The issue of high salaries paid to top officers by some academy trusts, highlighted in the previous post, isn’t the only financial issue facing the sector. Now that more of the 2017-18 account are appearing a Companies house, it is possible to see the extent of the revenue balances being held by many academies; together with the occasional deficit.
So far, in Oxfordshire, 20 of the 39 Trusts operating academies or free schools across the county have reported their accounts and had them published on the companies house web site. In aggregate, they reveal around £4.6 million of revenue reserves held by primary schools and £4.3 million held by secondary schools. However, the deficits across both sectors total £1.1 million, mostly from one secondary school that has been in financial special measures for a couple of years and is gradually reducing its deficit.
One multi-academy trust, United Learning, operates six schools in Oxfordshire, but does not reveal revenue balances by school in their accounts. This MAT pools the money centrally for all their schools, and can then presumably use it where it can do the most good. Pooling also allows the total amount held in reserves to match the needs across the MAT in any one year and the amount can be set at a lower level than if the figure is chosen by each school. This was the approach taken in the past by local authorities, before schools gained control of their own budgets nearly 30 years ago.
A MAT operating say, 30 schools can decide that a reserve of five per cent overall might be appropriate to meet the contingencies and future needs in any one year of all schools in the MAT, whereas each school governing body might be more cautious and aim for 10% if setting a level on its own.
There is, however, a risk with pooling across geographical boundaries that schools in one area could be subsidising schools in another area. If parents discovered that a school in a MAT was taking this approach, they might choose not apply to that school, but to a school where the full funds were available for the education of their offspring.

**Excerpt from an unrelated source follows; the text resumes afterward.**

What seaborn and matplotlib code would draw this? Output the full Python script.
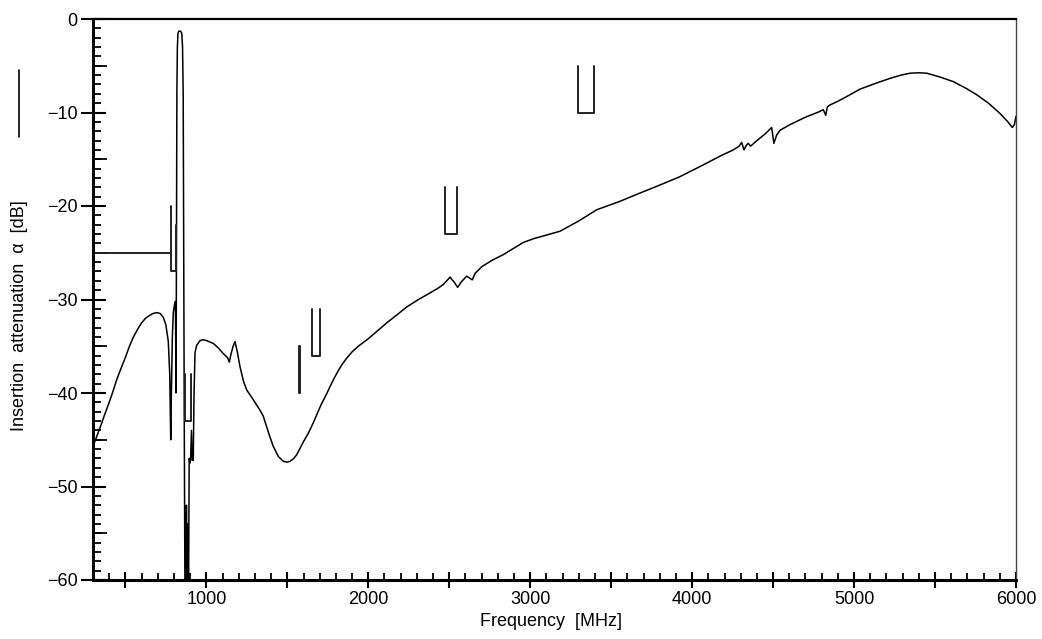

This is an argument that balances are reducing because of the financial pressure that school currently face. There are certainly schools where revenue balances were lower in 2018 than in the 2017 accounts. But it is not yet a universal truth for all schools.
Could all schools in a local area be required to bank either with the local authority or an arm of central government? Such pooling would only work if these balances can be used rather than be treated as a deposit accounts. Pooling balances might also free cash being saved by schools for special projects at some point in the future for more immediate use, including cash being accumulated for capital projects. There seems little other justification for revenue balances of more than £1 million being held by some secondary schools other than future capital projects, especially while other school have insufficient funds.
Funding schools is a tricky business, but money should not be tied up in reserves when it can be released for improving teaching and learning.